Pub with a fireplace, pint of something, rainy afternoon. That's it. That's the whole London experience in one sentence.

Things people always forget to mention

The museums are free. Not like "free if you book ahead" or "free on certain days." Just free. Walk in. Natural History Museum, British Museum, V&A, Tate Modern — all of them. The Natural History Museum especially — walk through the front door and look up. Just do that one thing and you'll immediately get why people love it.

Tipping. Not like America. There's usually a service charge already on your bill. You don't need to stress about it.

Left side driving. They drive on the left. Your brain knows this in theory and will completely forget it in practice, usually when you're jet-lagged and stepping off a pavement without thinking. The crossings have it painted on the road. Still read it every time.

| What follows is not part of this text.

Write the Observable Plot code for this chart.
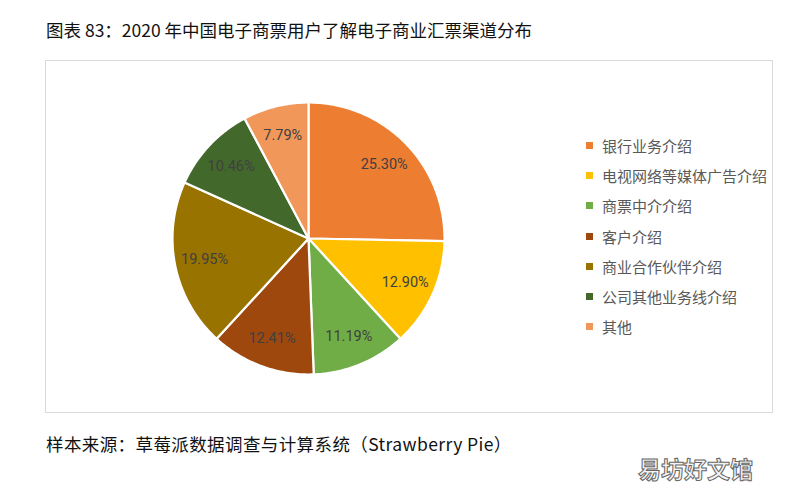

The last thing — and this is the important bit

I've given you all the practical stuff and I stand by it. But here's the thing about London that no guide really tells you properly.

The best bits aren't the planned bits.

The pub I still think about was not on my list. I found it because I took a wrong turn down a side street and something about it looked interesting. So, I went in. Turned out it had been there since the 1600s. I sat in it for two hours doing absolutely nothing and it was one of the best afternoons I've had anywhere.

The bookshop I loved most — found it by accident down an alley I'd never have gone down if I hadn't been a bit lost.

The best thing I ate the whole trip — some kind of flatbread from a market stall, £4, I don't even know exactly what was in it, I still think about it.

London has this thing where if you slow down and just wander, it gives you stuff. Little hidden things. Weird things. Old things that have somehow survived centuries of everything happening around them.

So look — do the Tower of London, eat at Borough Market, walk the Southbank. All good. But also just... pick a street you don't know and walk down it. See what's there.

That's really the whole guide. Everything else is just details.